- The Washington Times - Friday, November 10, 2006

BURLINGTON, Vt. (AP) — The man accused of killing a University of Vermont student from Arlington, Va., is asking a judge to dismiss the charges because an FBI agent wrote a newspaper opinion piece about the case that referred to the suspect as “evil,” a “sexual predator” and a “two-legged hyena.”

In the opinion piece, which appeared Wednesday in the weekly newspaper Seven Days, the agent wrote anonymously and described his personal reaction during the search for the man accused of killing 21-year-old Michelle Gardner-Quinn.

David Sleigh, the attorney for suspect Brian Rooney, filed a motion Wednesday after the article appeared. He said the article made it impossible for Mr. Rooney to get a fair trial.

“Agents of the state have deliberately disseminated highly inflammatory and prejudicial comments to the press,” Mr. Sleigh said in a three-page motion.

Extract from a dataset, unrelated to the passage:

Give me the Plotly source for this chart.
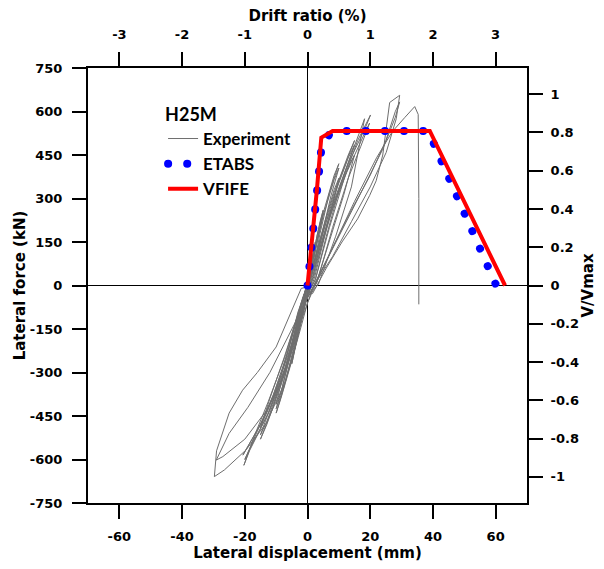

Mr. Rooney has pleaded not guilty to a charge of aggravated murder for the Oct. 7 abduction, assault and killing of Miss Gardner-Quinn after the two met by chance in downtown Burlington.

If convicted, Mr. Rooney, 36, of Richmond, Vt., could be sentenced to life in prison without the possibility of parole.

“I view this release as an unauthorized release,” said Burlington Police Chief Thomas Tremblay.

The story was bylined “An Anonymous Cop,” but FBI spokesman Paul Holstein said the author was an FBI agent.

“We’re not happy with it, and we’ll take steps to ensure it doesn’t happen again,” Mr. Holstein said. “We take it very seriously when we have an unauthorized media contact, and it also is an issue because we have a policy that we do not discuss ongoing investigations or prosecutions.”

The article describes the agent’s response to the search for Miss Gardner-Quinn and then the efforts to find her killer. Mr. Rooney is not named in the article, but it’s clear he is the subject.

Mr. Sleigh contends the article, as well as an appearance of a Burlington police officer on a national cable news program, made it impossible for Mr. Rooney to receive a fair trial.

Seven Days co-publisher and editor Pamela Polston said the paper granted the author’s request for anonymity after verifying his identity. She defended the paper’s decision to publish the piece.

“We stand behind the freedom of expression of every citizen, including that of law-enforcement officers, and, like all newspapers, offer a forum to our readers for that expression,” she said.